Rahman (2003) reported a mean profit efficiency of 0.77 (range 5.9% - 83.2%) for Bangladeshi rice farmers while Tijani et al (2006) reported a mean profit efficiency of 84.34% (range 29.11% - 99.27%) for poultry egg farmers in Nigeria. Nganga et al (2010) found the mean profit efficiency of milk producing farmers in Central Kenya was 60%. Thus based on previous research, the profit efficiency of the farmers in this study was very low by international comparison.

The variable formulated to measure the industrial/urban influence, IFOUR, did not significantly affect the profitability. These results may imply that the positive effects of industrial/urban influence were counteracted by the additional marketing cost to sell products at the industrial/urban centre.

Proposition 2 was supported in the study by both the coefficient of the wage rate as well as the elasticity of profit with respect to the wage rate being negative. This indicates the importance of wage rates to the profitability of small scale crop production in the study.

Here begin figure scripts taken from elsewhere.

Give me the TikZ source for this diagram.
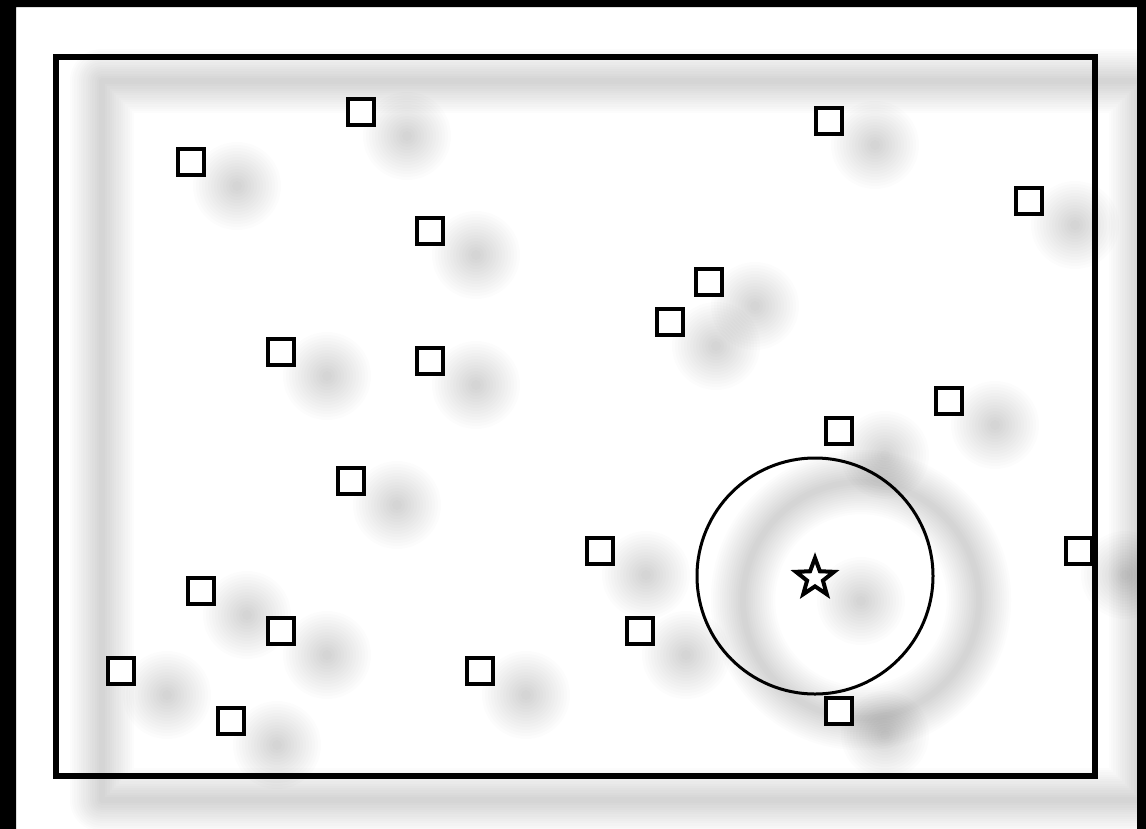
\documentclass[tikz,border=0pt]{standalone}
\usetikzlibrary{shapes.geometric}
\tikzset{
  sq/.style={draw=black, line width=4pt, minimum size=26pt, inner sep=0pt, fill=white},
  starnode/.style={star, star points=5, star point ratio=2.4, draw=black, line width=4pt, minimum size=40pt, inner sep=0pt},
  ringnode/.style={circle, draw=black, line width=3pt, minimum size=236pt, inner sep=0pt},
  framebox/.style={draw=black, line width=6pt},
  shadowline/.style={draw=black, opacity=0.011, line join=round},
  shadowblob/.style={fill=black, opacity=0.012},
}
\begin{document}
\begin{tikzpicture}[x=1pt,y=-1pt]
\useasboundingbox (0,0) rectangle (1146,828);
\fill[white] (0,0) rectangle (1146,828);
% blurred shadows (offset 46,24)
\foreach \k in {0,...,13}{
  \pgfmathsetmacro\w{6+4.5*\k}
  \pgfmathsetmacro\r{5+3*\k}
  \draw[shadowline, line width=\w pt] (102,81) rectangle (1141,800);
  \draw[shadowline, line width=\w pt] (861,600) circle[radius=118];
  \fill[shadowblob] (861,601) circle[radius=\r];
  \foreach \x/\y in {361/112,191/162,829/121,1029/201,430/231,709/282,670/322,281/352,430/361,949/401,839/431,351/481,600/551,1079/551,201/591,281/631,640/631,121/671,480/671,231/721,839/711}{
    \fill[shadowblob] (\x+46,\y+24) circle[radius=\r];
  }
}
% frame
\draw[framebox] (56,57) rectangle (1095,776);
% circle and star
\node[ringnode] (ring) at (815,576) {};
\node[starnode] (st) at (815,578) {};
% squares
\foreach \x/\y [count=\i] in {361/112,191/162,829/121,1029/201,430/231,709/282,670/322,281/352,430/361,949/401,839/431,351/481,600/551,1079/551,201/591,281/631,640/631,121/671,480/671,231/721,839/711}{
  \node[sq] (s\i) at (\x,\y) {};
}
% outer black border (left, top, right)
\fill[black, even odd rule] (0,0) rectangle (1146,840) (16,7) rectangle (1137,850);
\end{tikzpicture}
\end{document}
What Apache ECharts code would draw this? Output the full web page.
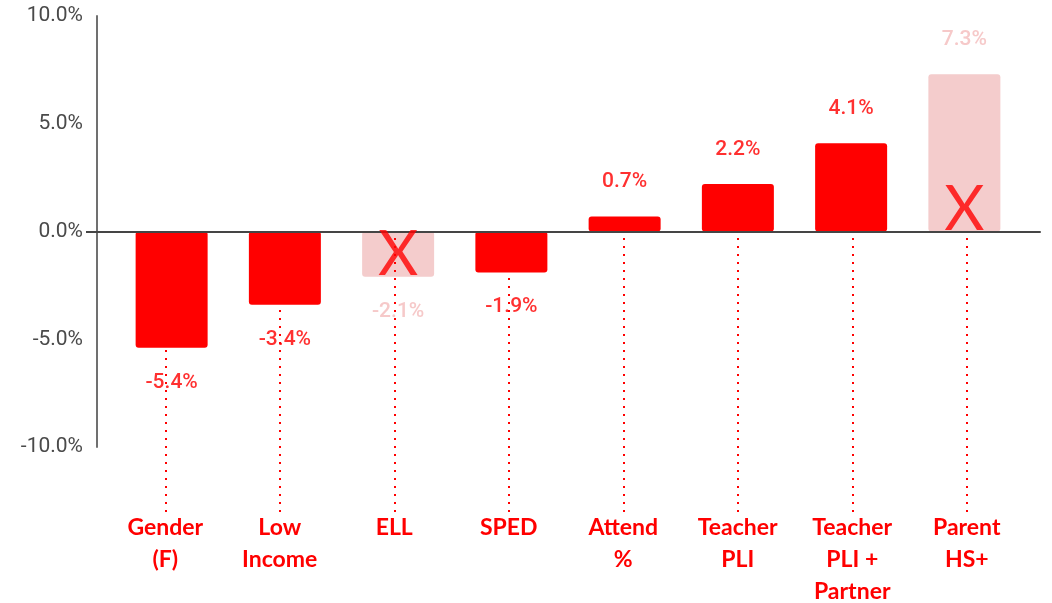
<!DOCTYPE html>
<html>
<head>
<meta charset="utf-8">
<script src="https://cdn.jsdelivr.net/npm/echarts@6/dist/echarts.min.js"></script>
<style>
  html, body { margin: 0; padding: 0; background: #fff; }
  #chart { width: 1052px; height: 603px; }
</style>
</head>
<body>
<div id="chart"></div>
<script>
// categories and effect sizes (percent)
const categories = ['Gender\n(F)', 'Low\nIncome', 'ELL', 'SPED', 'Attend\n%', 'Teacher\nPLI', 'Teacher\nPLI +\nPartner', 'Parent\nHS+'];
const effects = [-5.4, -3.4, -2.1, -1.9, 0.7, 2.2, 4.1, 7.3];
// crossed out (not significant) items
const notSignificant = [false, false, true, false, false, false, false, true];
const yMin = -10;
const yMax = 10;
const yStep = 5;

const RED = '#ff0000';
const PALE = '#f4cccc';

const chart = echarts.init(document.getElementById('chart'));

const barData = effects.map((v, i) => ({
  value: v,
  itemStyle: { color: notSignificant[i] ? PALE : RED },
  label: {
    position: v < 0 ? 'bottom' : 'top',
    color: notSignificant[i] ? '#f6c9c9' : '#ff3030'
  }
}));

// the red "X" marks sit on the zero line of crossed-out bars
const crossData = [];
effects.forEach((v, i) => {
  if (notSignificant[i]) {
    crossData.push({
      value: [i, 0],
      label: { offset: [0, v < 0 ? 23 : -22] }
    });
  }
});

chart.setOption({
  animation: false,
  grid: [
    // background: value axis, split lines, zero line
    { left: 97, right: 12, top: 16, bottom: 156, outerBoundsMode: 'none', containLabel: false },
    // bars
    { left: 115, right: 31, top: 16, bottom: 156, outerBoundsMode: 'none', containLabel: false },
    // leader lines (from the zero line down) + category labels
    { left: 108, right: 28, top: 232, bottom: 91, outerBoundsMode: 'none', containLabel: false }
  ],
  xAxis: [
    {
      gridIndex: 0,
      type: 'category',
      data: categories,
      z: 5,
      axisLine: { onZero: true, lineStyle: { color: '#454545', width: 2 } },
      axisTick: { show: false },
      axisLabel: { show: false },
      splitLine: { show: false }
    },
    {
      gridIndex: 1,
      type: 'category',
      data: categories,
      show: false
    },
    {
      gridIndex: 2,
      type: 'category',
      data: categories,
      position: 'bottom',
      z: 10,
      axisLine: { show: false, onZero: false },
      axisTick: {
        show: true,
        inside: true,
        alignWithLabel: true,
        length: 280,
        lineStyle: { color: RED, width: 2, type: [2, 6] }
      },
      axisLabel: {
        interval: 0,
        margin: 0,
        color: RED,
        fontFamily: 'Lato',
        fontWeight: 'bold',
        fontSize: 23,
        lineHeight: 32
      }
    }
  ],
  yAxis: [
    {
      gridIndex: 0,
      type: 'value',
      min: yMin,
      max: yMax,
      interval: yStep,
      axisLine: { show: true, lineStyle: { color: '#707070', width: 2 } },
      axisTick: {
        show: true,
        customValues: [0],
        length: 11,
        lineStyle: { color: '#454545', width: 2 }
      },
      axisLabel: {
        margin: 14,
        color: '#4a4a4a',
        fontFamily: 'Roboto',
        fontSize: 21,
        formatter: v => v.toFixed(1) + '%'
      },
      splitLine: {
        show: true,
        showMinLine: true,
        showMaxLine: true,
        lineStyle: { color: '#e3e3e3', width: 2 }
      }
    },
    { gridIndex: 1, type: 'value', min: yMin, max: yMax, interval: yStep, show: false },
    { gridIndex: 2, type: 'value', min: 0, max: 1, show: false }
  ],
  series: [
    {
      type: 'bar',
      xAxisIndex: 1,
      yAxisIndex: 1,
      barWidth: 72,
      data: barData,
      itemStyle: { borderRadius: 3 },
      label: {
        show: true,
        distance: 24,
        fontFamily: 'Roboto',
        fontWeight: 500,
        fontSize: 21,
        formatter: p => p.value.toFixed(1) + '%'
      }
    },
    {
      type: 'scatter',
      xAxisIndex: 1,
      yAxisIndex: 1,
      symbolSize: 1,
      itemStyle: { color: 'rgba(0,0,0,0)' },
      z: 6,
      data: crossData,
      label: {
        show: true,
        position: 'inside',
        formatter: 'X',
        color: RED,
        fontFamily: 'Lato',
        fontWeight: 'normal',
        fontSize: 62
      }
    }
  ]
});
</script>
</body>
</html>
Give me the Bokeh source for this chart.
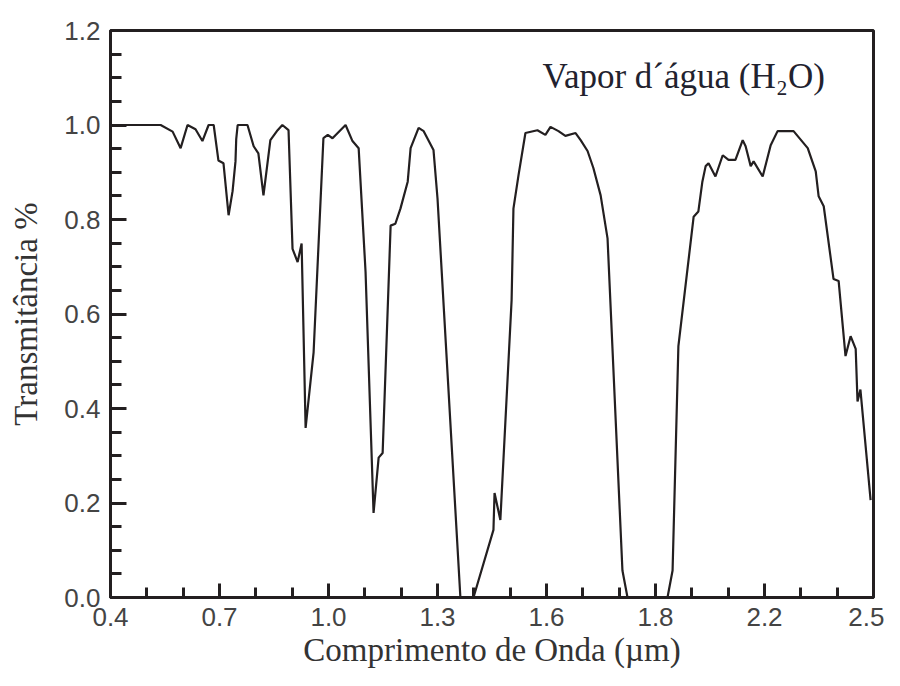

With respect to Proposition 3, two socio-economic variables were significant in affecting the profitability of crop farming.

The age of the farmer significantly affected profitability with increasing age reducing profitability. Since the average age of farmers in the study was 53.36 years, policy measures should be implemented geared at increasing the level of youths entering the agricultural field and specifically crop production in Trinidad and Tobago.

The years growing the crop positively influenced the variance of both the one-sided error term (ineff) as well as the idiosyncratic error term (v) and also the profitability of crop farming.

The results of this study suggests that education and skill acquisition programmes in agriculture should be organized in the study area, especially for young people to become involved in agriculture, to enable them to maximize the use modern technology to increase profit levels in crop farming in the study area.